▶ DATA LINES
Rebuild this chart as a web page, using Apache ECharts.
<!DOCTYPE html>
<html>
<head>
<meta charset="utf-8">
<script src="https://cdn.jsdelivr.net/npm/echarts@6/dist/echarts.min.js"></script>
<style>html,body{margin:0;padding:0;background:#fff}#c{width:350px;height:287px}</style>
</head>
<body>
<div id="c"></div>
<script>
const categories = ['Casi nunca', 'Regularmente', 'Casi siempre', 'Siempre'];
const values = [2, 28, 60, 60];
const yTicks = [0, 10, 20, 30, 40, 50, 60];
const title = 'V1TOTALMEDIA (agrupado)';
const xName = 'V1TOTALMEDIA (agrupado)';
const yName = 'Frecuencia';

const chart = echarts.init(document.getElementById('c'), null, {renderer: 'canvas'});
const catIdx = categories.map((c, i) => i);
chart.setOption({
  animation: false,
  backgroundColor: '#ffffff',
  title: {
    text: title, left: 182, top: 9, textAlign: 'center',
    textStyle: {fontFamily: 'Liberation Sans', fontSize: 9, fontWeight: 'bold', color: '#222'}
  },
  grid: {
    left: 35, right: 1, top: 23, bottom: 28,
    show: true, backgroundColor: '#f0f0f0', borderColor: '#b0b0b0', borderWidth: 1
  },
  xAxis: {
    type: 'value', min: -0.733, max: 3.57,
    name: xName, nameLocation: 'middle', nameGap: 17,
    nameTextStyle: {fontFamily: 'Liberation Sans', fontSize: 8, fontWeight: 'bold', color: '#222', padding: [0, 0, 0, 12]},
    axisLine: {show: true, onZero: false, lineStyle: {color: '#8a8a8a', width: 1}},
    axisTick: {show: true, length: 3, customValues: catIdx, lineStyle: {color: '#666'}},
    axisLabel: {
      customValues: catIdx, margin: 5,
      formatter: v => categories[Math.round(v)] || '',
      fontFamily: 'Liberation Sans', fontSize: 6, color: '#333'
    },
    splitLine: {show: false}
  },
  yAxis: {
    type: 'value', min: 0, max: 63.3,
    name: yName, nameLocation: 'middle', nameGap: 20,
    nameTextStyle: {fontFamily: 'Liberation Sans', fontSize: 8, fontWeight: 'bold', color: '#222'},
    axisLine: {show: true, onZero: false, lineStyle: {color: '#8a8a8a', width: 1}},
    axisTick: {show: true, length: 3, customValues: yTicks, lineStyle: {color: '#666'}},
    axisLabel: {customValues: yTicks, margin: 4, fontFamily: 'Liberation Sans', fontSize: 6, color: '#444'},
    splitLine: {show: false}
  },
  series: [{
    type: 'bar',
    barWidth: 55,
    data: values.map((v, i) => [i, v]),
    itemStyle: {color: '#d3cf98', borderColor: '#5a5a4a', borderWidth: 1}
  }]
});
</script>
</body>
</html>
--
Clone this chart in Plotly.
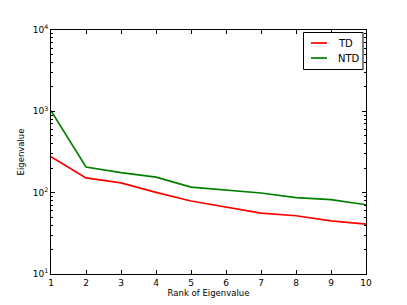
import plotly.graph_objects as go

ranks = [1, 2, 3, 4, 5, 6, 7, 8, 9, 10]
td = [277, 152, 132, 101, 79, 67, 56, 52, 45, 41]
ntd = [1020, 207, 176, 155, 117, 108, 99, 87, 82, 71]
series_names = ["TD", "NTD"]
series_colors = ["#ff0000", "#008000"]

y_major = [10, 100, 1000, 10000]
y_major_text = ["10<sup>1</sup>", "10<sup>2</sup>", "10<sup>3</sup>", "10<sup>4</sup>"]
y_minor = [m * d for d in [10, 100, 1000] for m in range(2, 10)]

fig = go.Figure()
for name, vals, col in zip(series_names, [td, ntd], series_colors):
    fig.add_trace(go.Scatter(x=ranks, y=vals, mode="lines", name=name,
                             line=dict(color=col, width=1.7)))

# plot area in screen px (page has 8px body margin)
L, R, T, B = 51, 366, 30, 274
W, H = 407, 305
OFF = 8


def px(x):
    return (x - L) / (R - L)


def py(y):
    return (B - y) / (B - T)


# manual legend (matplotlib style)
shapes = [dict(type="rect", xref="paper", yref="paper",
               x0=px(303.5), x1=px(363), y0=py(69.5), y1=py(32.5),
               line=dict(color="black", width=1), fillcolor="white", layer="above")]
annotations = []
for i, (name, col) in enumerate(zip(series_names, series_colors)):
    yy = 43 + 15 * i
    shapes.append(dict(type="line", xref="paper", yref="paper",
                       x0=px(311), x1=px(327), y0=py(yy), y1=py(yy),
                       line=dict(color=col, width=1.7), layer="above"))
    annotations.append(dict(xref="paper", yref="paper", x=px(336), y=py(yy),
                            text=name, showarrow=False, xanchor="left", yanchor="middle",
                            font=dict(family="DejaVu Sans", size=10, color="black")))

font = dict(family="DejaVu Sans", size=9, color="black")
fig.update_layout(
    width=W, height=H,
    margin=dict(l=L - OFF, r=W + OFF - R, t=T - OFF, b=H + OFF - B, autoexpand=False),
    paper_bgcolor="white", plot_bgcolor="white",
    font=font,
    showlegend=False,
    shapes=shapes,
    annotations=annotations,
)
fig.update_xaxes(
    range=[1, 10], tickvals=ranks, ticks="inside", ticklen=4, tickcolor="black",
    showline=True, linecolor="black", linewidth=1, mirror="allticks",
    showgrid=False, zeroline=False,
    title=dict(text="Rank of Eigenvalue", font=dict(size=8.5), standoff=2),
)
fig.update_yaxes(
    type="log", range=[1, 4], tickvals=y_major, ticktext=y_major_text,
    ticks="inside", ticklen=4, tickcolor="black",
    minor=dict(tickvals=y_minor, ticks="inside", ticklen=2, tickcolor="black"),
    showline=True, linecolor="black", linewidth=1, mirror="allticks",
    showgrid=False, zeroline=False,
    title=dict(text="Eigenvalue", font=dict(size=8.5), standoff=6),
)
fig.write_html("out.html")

▶ THE TASK
From the records above, copy only the lines running from the line containing "Clone this chart in Plotly." to the line containing "return (B - y) / (B - T)", both ends included. Leave the pictures out.

▶ EXERCISE OUTPUT
Clone this chart in Plotly.
import plotly.graph_objects as go

ranks = [1, 2, 3, 4, 5, 6, 7, 8, 9, 10]
td = [277, 152, 132, 101, 79, 67, 56, 52, 45, 41]
ntd = [1020, 207, 176, 155, 117, 108, 99, 87, 82, 71]
series_names = ["TD", "NTD"]
series_colors = ["#ff0000", "#008000"]

y_major = [10, 100, 1000, 10000]
y_major_text = ["10<sup>1</sup>", "10<sup>2</sup>", "10<sup>3</sup>", "10<sup>4</sup>"]
y_minor = [m * d for d in [10, 100, 1000] for m in range(2, 10)]

fig = go.Figure()
for name, vals, col in zip(series_names, [td, ntd], series_colors):
    fig.add_trace(go.Scatter(x=ranks, y=vals, mode="lines", name=name,
                             line=dict(color=col, width=1.7)))

# plot area in screen px (page has 8px body margin)
L, R, T, B = 51, 366, 30, 274
W, H = 407, 305
OFF = 8


def px(x):
    return (x - L) / (R - L)


def py(y):
    return (B - y) / (B - T)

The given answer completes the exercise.